"""

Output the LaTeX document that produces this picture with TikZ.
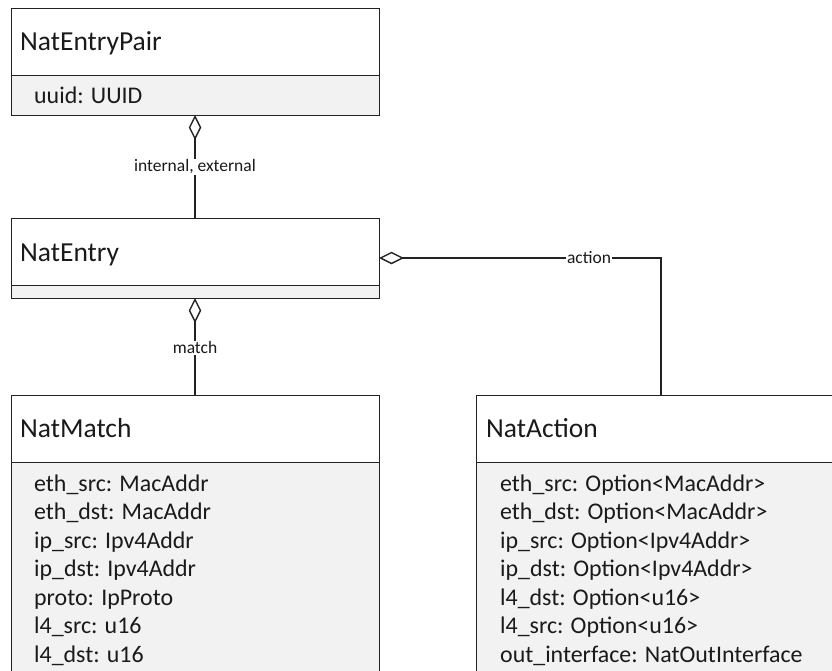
\documentclass[tikz,border=0pt]{standalone}
\usepackage{fontspec}
\setmainfont{Carlito}
\usetikzlibrary{arrows.meta,calc}
\definecolor{umlline}{HTML}{222222}
\definecolor{umltext}{HTML}{1A1A1A}
\definecolor{umlattr}{HTML}{F2F2F2}
\tikzset{
  classbox/.style={draw=umlline, line width=1.4pt, fill=umlattr, anchor=north west,
    inner sep=0pt, minimum width=#1},
  headbox/.style={draw=umlline, line width=1.4pt, fill=white, anchor=north west,
    inner sep=0pt, minimum width=#1},
  titletext/.style={anchor=base west, inner sep=0pt, text=umltext,
    font=\fontsize{27.5}{33}\selectfont},
  attrtext/.style={anchor=base west, inner sep=0pt, text=umltext,
    font=\fontsize{23.9}{28.5}\selectfont},
  assoc/.style={draw=umlline, line width=1.4pt,
    {Diamond[open, length=25pt, width=12.5pt, line width=1.4pt]}-},
  rolelabel/.style={fill=white, inner xsep=1pt, inner ysep=1pt, text=umltext,
    font=\fontsize{17.5}{21}\selectfont}
}
\begin{document}
\begin{tikzpicture}[x=1pt, y=-1pt]
\useasboundingbox (0,0) rectangle (832,670);
\clip (0,0) rectangle (832,670);

% NatEntryPair
\node[classbox=368pt, minimum height=107.5pt] (pair) at (11,7.5) {};
\node[headbox=368pt, minimum height=67.5pt] (pairH) at (pair.north west) {};
\node[titletext] (pairT) at (20,50) {NatEntryPair};
\node[attrtext] (pairA) at (34,103.3) {uuid: UUID};

% NatEntry
\node[classbox=368pt, minimum height=80pt] (entry) at (11,218) {};
\node[headbox=368pt, minimum height=67pt] (entryH) at (entry.north west) {};
\node[titletext] (entryT) at (20,261) {NatEntry};

% NatMatch
\node[classbox=368pt, minimum height=320pt] (match) at (11,395) {};
\node[headbox=368pt, minimum height=67pt] (matchH) at (match.north west) {};
\node[titletext] (matchT) at (20,437.5) {NatMatch};
\foreach \txt [count=\i from 0] in {eth\_src: MacAddr, eth\_dst: MacAddr,
    ip\_src: Ipv4Addr, ip\_dst: Ipv4Addr, proto: IpProto, l4\_src: u16, l4\_dst: u16}
  \node[attrtext] (matchA\i) at (34,491+28.5*\i) {\txt};

% NatAction
\node[classbox=420pt, minimum height=320pt] (action) at (476,395) {};
\node[headbox=420pt, minimum height=67pt] (actionH) at (action.north west) {};
\node[titletext] (actionT) at (486,437.5) {NatAction};
\foreach \txt [count=\i from 0] in {eth\_src: Option<MacAddr>, eth\_dst: Option<MacAddr>,
    ip\_src: Option<Ipv4Addr>, ip\_dst: Option<Ipv4Addr>, l4\_dst: Option<u16>,
    l4\_src: Option<u16>, out\_interface: NatOutInterface}
  \node[attrtext] (actionA\i) at (500,491+28.5*\i) {\txt};

% Associations
\coordinate (pairB) at (195,115);
\coordinate (entryTop) at (195,218);
\draw[assoc] (pairB) -- node[rolelabel, pos=0.505] (pairL) {internal, external} (entryTop);

\coordinate (entryB) at (195,298);
\coordinate (matchTop) at (195,395);
\draw[assoc] (entryB) -- node[rolelabel, pos=0.515] (matchL) {match} (matchTop);

\coordinate (entryR) at (379,258);
\coordinate (actionTop) at (661,395);
\coordinate (bend) at (actionTop |- entryR);
\draw[assoc] (entryR) -- (bend) -- (actionTop);
\node[rolelabel] (actionL) at (589,258) {action};
\end{tikzpicture}
\end{document}
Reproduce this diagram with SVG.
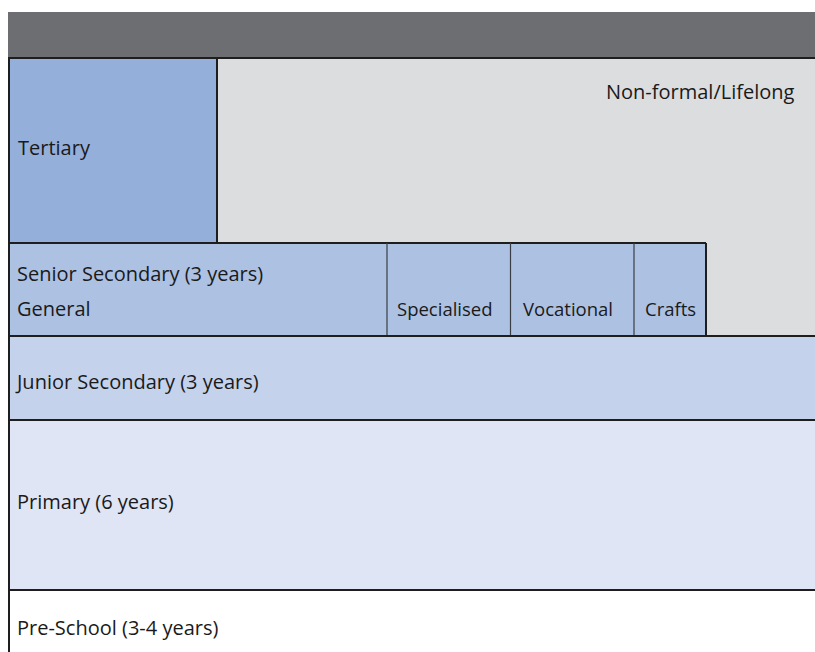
<svg xmlns="http://www.w3.org/2000/svg" width="815" height="652" viewBox="0 0 815 652">
<style>
text{font-family:"Open Sans","Liberation Sans",sans-serif;font-size:20px;fill:#1a1a1a}
.s{font-size:18.5px}
.b{stroke:#1e1e1e;stroke-width:2}
.t{stroke:#3a3d45;stroke-width:1.2}
</style>
<rect x="0" y="0" width="815" height="652" fill="#ffffff"/>
<g id="header"><rect x="8" y="12" width="807" height="45" fill="#6d6e72"/></g>
<g id="nonformal"><rect x="217" y="58" width="598" height="278" fill="#dcdddf"/><text x="606" y="99">Non-formal/Lifelong</text></g>
<g id="tertiary"><rect x="9" y="58" width="208" height="185" fill="#95afdb"/><text x="18" y="155">Tertiary</text></g>
<g id="senior"><rect x="9" y="243" width="697" height="93" fill="#adc1e3"/><text x="17" y="281">Senior Secondary (3 years)</text><text x="17" y="316">General</text></g>
<g id="specialised"><text class="s" x="397" y="316">Specialised</text></g>
<g id="vocational"><text class="s" x="523" y="316">Vocational</text></g>
<g id="crafts"><text class="s" x="645" y="316">Crafts</text></g>
<g id="junior"><rect x="9" y="336" width="806" height="84" fill="#c5d2ec"/><text x="17" y="389">Junior Secondary (3 years)</text></g>
<g id="primary"><rect x="9" y="420" width="806" height="170" fill="#dfe5f4"/><text x="17" y="509">Primary (6 years)</text></g>
<g id="preschool"><rect x="9" y="590" width="806" height="62" fill="#ffffff"/><text x="17" y="635">Pre-School (3-4 years)</text></g>
<g id="connectors" fill="none">
<line class="b" x1="8" y1="58" x2="815" y2="58"/>
<line class="b" x1="9" y1="57" x2="9" y2="652"/>
<line class="b" x1="217" y1="58" x2="217" y2="243"/>
<line class="b" x1="9" y1="243" x2="706" y2="243"/>
<line class="b" x1="706" y1="243" x2="706" y2="336"/>
<line class="t" x1="387" y1="243" x2="387" y2="336"/>
<line class="t" x1="510.5" y1="243" x2="510.5" y2="336"/>
<line class="t" x1="634" y1="243" x2="634" y2="336"/>
<line class="b" x1="9" y1="336" x2="815" y2="336"/>
<line class="b" x1="9" y1="420" x2="815" y2="420"/>
<line class="b" x1="9" y1="590" x2="815" y2="590"/>
</g>
</svg>
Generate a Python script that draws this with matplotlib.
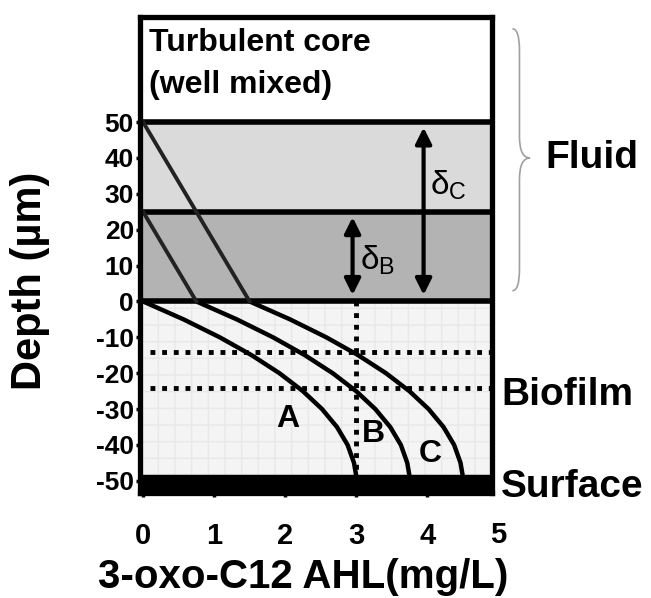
# Concentration profiles of 3-oxo-C12 AHL across fluid boundary layer and biofilm

from matplotlib import pyplot as plt
from matplotlib.path import Path
from matplotlib.patches import PathPatch
import matplotlib.transforms as mtransforms

plt.rcParams['font.family'] = ['Liberation Sans', 'DejaVu Sans']
plt.rcParams['font.weight'] = 'bold'
plt.rcParams['mathtext.fontset'] = 'custom'
plt.rcParams['mathtext.rm'] = 'Liberation Sans:weight=normal'
plt.rcParams['mathtext.it'] = 'Liberation Sans:weight=normal'
plt.rcParams['mathtext.default'] = 'rm'

# depth inside the biofilm (um)
depth = [0, -5, -10, -15, -20, -25, -30, -35, -40, -45, -48.5]
conc_A = [0, 0.57, 1.08, 1.53, 1.92, 2.25, 2.52, 2.73, 2.88, 2.97, 3.0]
conc_B = [0.75, 1.32, 1.83, 2.28, 2.67, 3.0, 3.27, 3.48, 3.63, 3.72, 3.75]
conc_C = [1.5, 2.07, 2.58, 3.03, 3.42, 3.75, 4.02, 4.23, 4.38, 4.47, 4.5]

# straight parts in the boundary layer
fluid_B_x = [0, 0.75]
fluid_B_y = [25, 0]
fluid_C_x = [0, 1.5]
fluid_C_y = [50, 0]

layer_B = 25    # delta_B
layer_C = 50    # delta_C
surface = -48.5
dotted_y = [-14, -24]
dotted_x = 3

yticks = [50, 40, 30, 20, 10, 0, -10, -20, -30, -40, -50]
ytick_labels = ['50', '40', '30', '20', '10', '0', '-10', '-20', '-30', '-40', '-50']
xticks = [0, 1, 2, 3, 4]

fig = plt.figure(figsize=(6.51, 5.98), dpi=100)
ax = fig.add_axes([0.2143, 0.1756, 0.5422, 0.796])
ax.set_xlim(-0.05, 4.92)
ax.set_ylim(-53.4, 79.3)

# background layers
ax.axhspan(layer_B, layer_C, color='#dadada', zorder=0)
ax.axhspan(0, layer_B, color='#b3b3b3', zorder=0)
ax.axhspan(surface, 0, facecolor='#f4f4f4', edgecolor='#e8e8e8', hatch='+',
           linewidth=0, zorder=0)
ax.axhspan(-60, surface, color='black', zorder=3)
for y in [layer_C, layer_B, 0]:
    ax.axhline(y, color='black', lw=4, zorder=4)

# dotted guides
for y in dotted_y:
    ax.plot([0.1, 4.9], [y, y], color='black', lw=3.5, linestyle=(0, (1, 1.4)),
            dash_capstyle='butt', zorder=2)
ax.plot([dotted_x, dotted_x], [0, surface], color='black', lw=3.5,
        linestyle=(0, (1, 1.4)), dash_capstyle='butt', zorder=2)

# profiles
ax.plot(conc_A, depth, color='black', lw=3.2, zorder=5)
ax.plot(conc_B, depth, color='black', lw=3.2, zorder=5)
ax.plot(conc_C, depth, color='black', lw=3.2, zorder=5)
ax.plot(fluid_B_x, fluid_B_y, color='#222222', lw=2.8, zorder=5)
ax.plot(fluid_C_x, fluid_C_y, color='#222222', lw=2.8, zorder=5)

ax.text(2.04, -32.7, 'A', fontsize=23, ha='center', va='center', zorder=6)
ax.text(3.24, -36.9, 'B', fontsize=23, ha='center', va='center', zorder=6)
ax.text(4.04, -42.5, 'C', fontsize=23, ha='center', va='center', zorder=6)

# boundary layer thickness arrows
arrow = dict(arrowstyle='<|-|>', color='black', lw=3, mutation_scale=24,
             shrinkA=0, shrinkB=0)
ax.annotate('', xy=(3.95, 48.5), xytext=(3.95, 1.8), arrowprops=arrow, zorder=6)
ax.annotate('', xy=(2.95, 23.5), xytext=(2.95, 1.8), arrowprops=arrow, zorder=6)
ax.text(4.3, 32.5, r'$\delta_{C}$', fontsize=24, fontweight='normal',
        ha='center', va='center')
ax.text(3.3, 11.5, r'$\delta_{B}$', fontsize=24, fontweight='normal',
        ha='center', va='center')

ax.text(0.08, 72, 'Turbulent core', fontsize=23, ha='left', va='center')
ax.text(0.08, 60.3, '(well mixed)', fontsize=23, ha='left', va='center')

# right side labels
ax.text(5.67, 40, 'Fluid', fontsize=28, ha='left', va='center', clip_on=False)
ax.text(5.04, -26, 'Biofilm', fontsize=28, ha='left', va='center', clip_on=False)
ax.text(5.04, -51.7, 'Surface', fontsize=28, ha='left', va='center', clip_on=False)

# curly brace for the fluid part
bx0, bx1, bx2 = 5.2, 5.3, 5.45
yt, ym, yb = 76, 40, 3
verts = [(bx0, yt), (bx1, yt), (bx1, yt - 6),
         (bx1, ym + 6),
         (bx1, ym), (bx2, ym),
         (bx1, ym), (bx1, ym - 6),
         (bx1, yb + 6),
         (bx1, yb), (bx0, yb)]
codes = [Path.MOVETO, Path.CURVE3, Path.CURVE3,
         Path.LINETO,
         Path.CURVE3, Path.CURVE3,
         Path.CURVE3, Path.CURVE3,
         Path.LINETO,
         Path.CURVE3, Path.CURVE3]
ax.add_patch(PathPatch(Path(verts, codes), facecolor='none', edgecolor='#a0a0a0',
                       lw=1.2, clip_on=False))

# axes styling
for s in ax.spines.values():
    s.set_linewidth(3.8)
    s.set_zorder(7)
ax.set_yticks(yticks)
ax.set_yticklabels(ytick_labels)
ax.set_xticks(xticks)
ax.set_xticklabels([str(v) for v in xticks])
ax.tick_params(axis='y', direction='out', length=3, width=2.5, pad=1, labelsize=19)
ax.tick_params(axis='x', direction='out', length=3, width=2.5, pad=18, labelsize=21)
for lab in ax.get_xticklabels() + ax.get_yticklabels():
    lab.set_fontweight('bold')
# the "5" label sits just outside the right border
trans = mtransforms.blended_transform_factory(ax.transData, ax.transAxes)
ax.text(5, -0.088, '5', transform=trans, fontsize=21, ha='center', va='center',
        clip_on=False)

fig.text(30 / 651, 1 - 281 / 598, 'Depth (µm)', rotation=90, fontsize=30,
         ha='center', va='center')
fig.text(303 / 651, 1 - 577 / 598, '3-oxo-C12 AHL(mg/L)', fontsize=29,
         ha='center', va='center')

fig.savefig('out.png', dpi=100)
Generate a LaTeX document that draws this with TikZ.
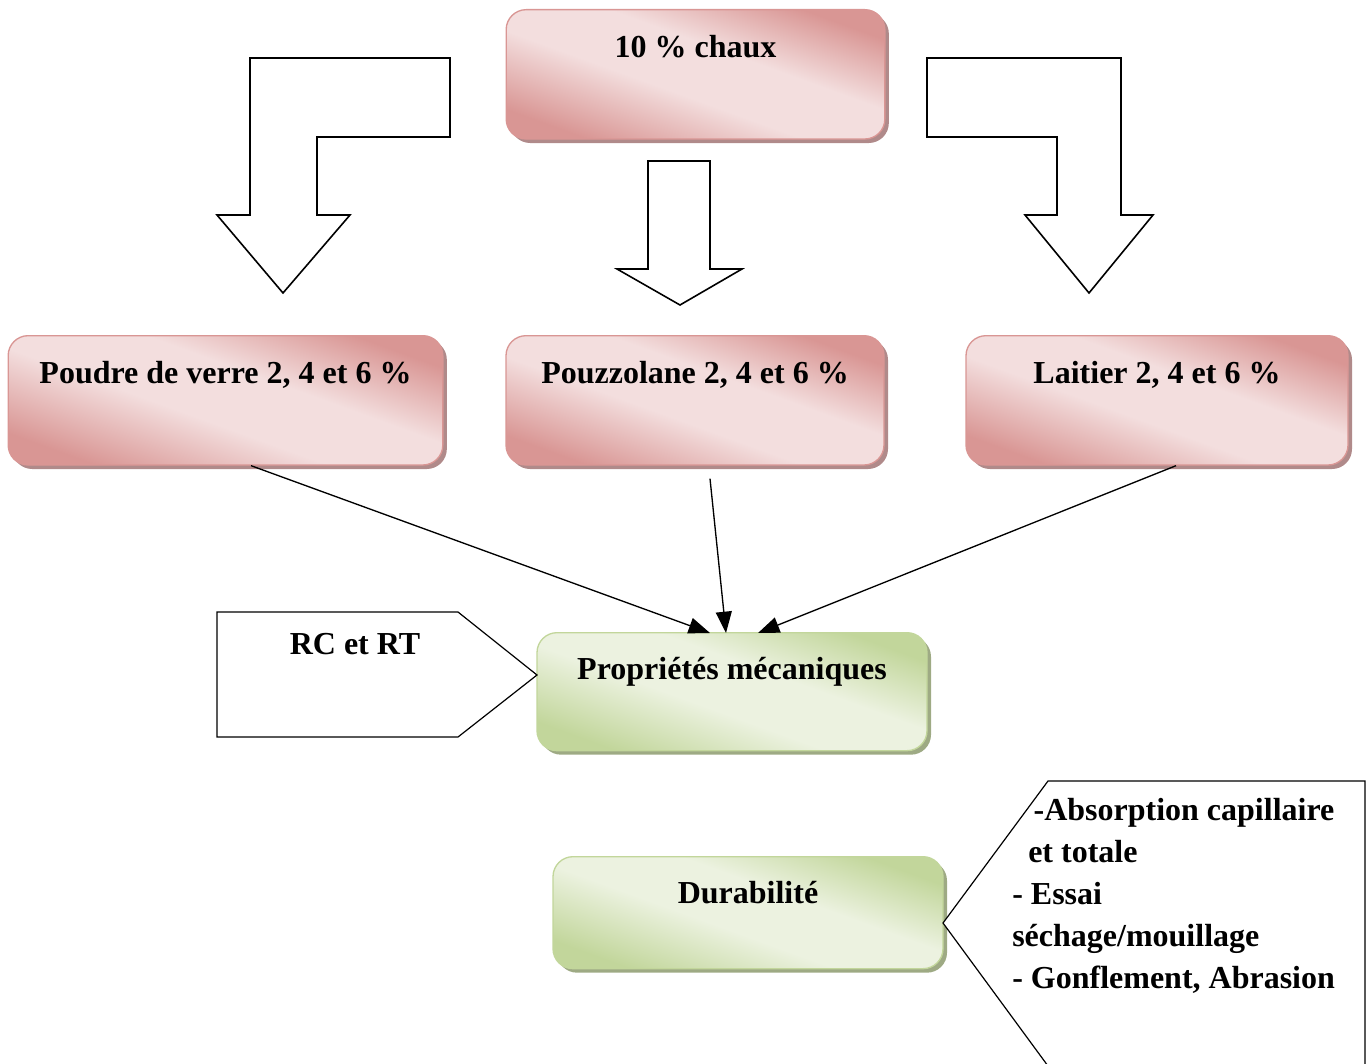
\documentclass[tikz,border=0pt]{standalone}
\usepackage{fontspec}
\setmainfont{Liberation Serif}
\usetikzlibrary{arrows.meta,shadows,calc}

\definecolor{pinkdark}{RGB}{217,150,148}
\definecolor{pinklight}{RGB}{243,222,222}
\definecolor{pinkshadow}{RGB}{176,138,138}
\definecolor{greendark}{RGB}{194,214,155}
\definecolor{greenlight}{RGB}{236,242,224}
\definecolor{greenshadow}{RGB}{158,170,132}

\pgfdeclareverticalshading{pinkshade}{100bp}{color(0bp)=(pinkdark); color(25bp)=(pinkdark); color(44bp)=(pinklight); color(58bp)=(pinklight); color(75bp)=(pinkdark); color(100bp)=(pinkdark)}
\pgfdeclareverticalshading{greenshade}{100bp}{color(0bp)=(greendark); color(25bp)=(greendark); color(44bp)=(greenlight); color(58bp)=(greenlight); color(75bp)=(greendark); color(100bp)=(greendark)}

\tikzset{
  bigfont/.style={font=\fontsize{24}{31.5}\selectfont\bfseries},
  pinkbox/.style={bigfont, anchor=north, inner sep=0pt, rounded corners=15pt,
    draw=pinkdark, line width=1pt, shading=pinkshade, shading angle=-20,
    general shadow={fill=pinkshadow, shadow xshift=3pt, shadow yshift=-3pt},
    text height=36pt, text depth=61pt},
  greenbox/.style={bigfont, anchor=north, inner sep=0pt, rounded corners=15pt,
    draw=greendark, line width=1pt, shading=greenshade, shading angle=-20,
    general shadow={fill=greenshadow, shadow xshift=3pt, shadow yshift=-3pt},
    text height=35pt},
  blockarrow/.style={draw=black, line width=1.2pt, fill=white, line join=miter},
  callout/.style={draw=black, line width=0.9pt, fill=white},
  conn/.style={draw=black, line width=1pt, -{Triangle[length=16pt,width=12pt]}}
}

\begin{document}
\begin{tikzpicture}[x=0.75pt,y=0.75pt,yscale=-1,xscale=1]
	\useasboundingbox (0,0) rectangle (1369,1063);
	% block arrows
	\draw[blockarrow] (250,58) -- (450,58) -- (450,137) -- (317,137) -- (317,215) -- (350,215) -- (283,293) -- (217,215) -- (250,215) -- cycle;
	\draw[blockarrow] (648,161) -- (710,161) -- (710,269) -- (742,269) -- (680,305) -- (617,269) -- (648,269) -- cycle;
	\draw[blockarrow] (927,58) -- (1121,58) -- (1121,215) -- (1153,215) -- (1089,293) -- (1025,215) -- (1057,215) -- (1057,137) -- (927,137) -- cycle;
	% boxes
	\node[pinkbox, minimum width=284pt] (chaux) at (695.5,9) {10 \% chaux};
	\node[pinkbox, minimum width=326pt] (poudre) at (225.5,335) {Poudre de verre 2, 4 et 6 \%};
	\node[pinkbox, minimum width=283.5pt] (pouzz) at (695,335) {Pouzzolane 2, 4 et 6 \%};
	\node[pinkbox, minimum width=286.5pt] (laitier) at (1157,335) {Laitier 2, 4 et 6 \%};
	\node[greenbox, minimum width=292.5pt, text depth=53.5pt] (meca) at (732,632) {Propriétés mécaniques};
	\node[greenbox, minimum width=292.5pt, text depth=49pt] (durab) at (748,856) {Durabilité};
	% callouts
	\draw[callout] (217,612) -- (458,612) -- (537,675) -- (458,737) -- (217,737) -- cycle;
	\node[bigfont, anchor=base, inner sep=0pt] (rcrt) at (355,654) {RC et RT};
	\draw[callout] (1048,781) -- (1365,781) -- (1365,1066) -- (1048,1066) -- (943,923) -- cycle;
	\node[bigfont, anchor=north west, align=left, inner sep=0pt] (essais) at (1012,798)
	  {\hspace*{16pt}-Absorption capillaire\\\hspace*{12pt}et totale\\- Essai\\séchage/mouillage\\- Gonflement, Abrasion};
	% connectors
	\draw[conn] ($(poudre.south)+(25.5,0)$) -- ($(meca.north)+(-22,1)$);
	\draw[conn] ($(pouzz.south)+(15,13)$) -- ($(meca.north)+(-6,1)$);
	\draw[conn] ($(laitier.south)+(19,0)$) -- ($(meca.north)+(26,1)$);
\end{tikzpicture}
\end{document}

"""

→ **TASK PROMPT**:
From the data above, copy each line that holds "draws".

→ **RESULT OF THE TASK**:
Generate a Python script that draws this with matplotlib.
Generate a LaTeX document that draws this with TikZ.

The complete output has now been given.